La question des signes extérieurs de la religion est plus complexe à régler. Dans les services publics, ils sont bannis. Donc pas de voile. Mais dans le secteur privé, la jurisprudence permet aux entreprises d’interdire les signes religieux pour les salariés en contact avec la clientèle. Mais pas aux autres, d’où les risques d’accrochage que la RH doit régler. Pas facile. 
Autre problème délicat, certains salariés peuvent refuser d’exercer certaines taches pour raisons religieuses. Exemple, des salariés qui, dans un grand hypermarché, ne voudront plus manipuler des bouteilles d’alcool ou des plats alimentaires à base de porc. Très fréquent, sauf que le chef d’entreprise peut se reporter au contrat de travail. Encore faut-il désamorcer le problème et éviter la contagion. 
La montée des revendications religieuses met de plus en plus souvent les chefs d’entreprises en porte-à-faux ou en contradiction. 

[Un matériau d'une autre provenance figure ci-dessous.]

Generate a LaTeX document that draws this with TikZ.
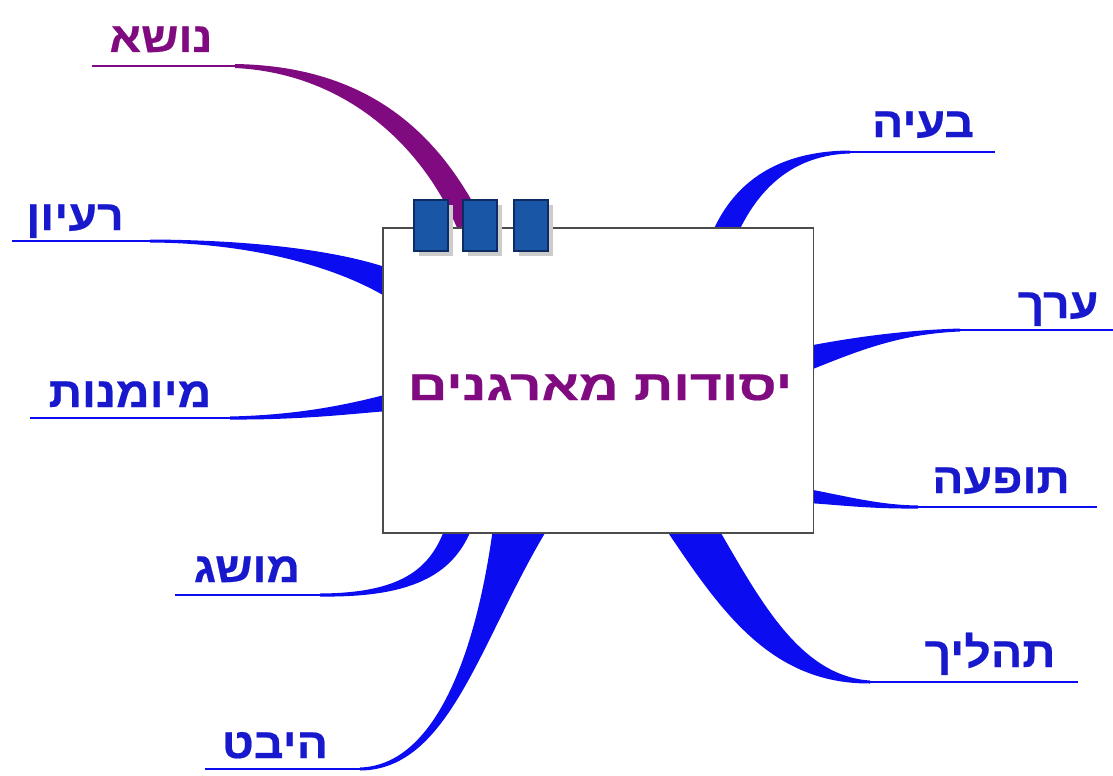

En gros, les chefs d’entreprise ambitionnent de donner un sens au travail, chercher à élargir la raison d’être de l’entreprise au-delà du profit et de l’optimisation des résultats pour les actionnaires. Pour être cohérent, le chef d’entreprise offre aux salariés de venir travailler avec tout ce qui fait leur dimension humaine, leur qualité, leur expertise et si leur foi fait partie de leur ADN. Pourquoi pas. Mais à ce moment-là, comment gérer ces particularités sans créer des frustrations pour les uns, ni alimenter la violence pour les autres?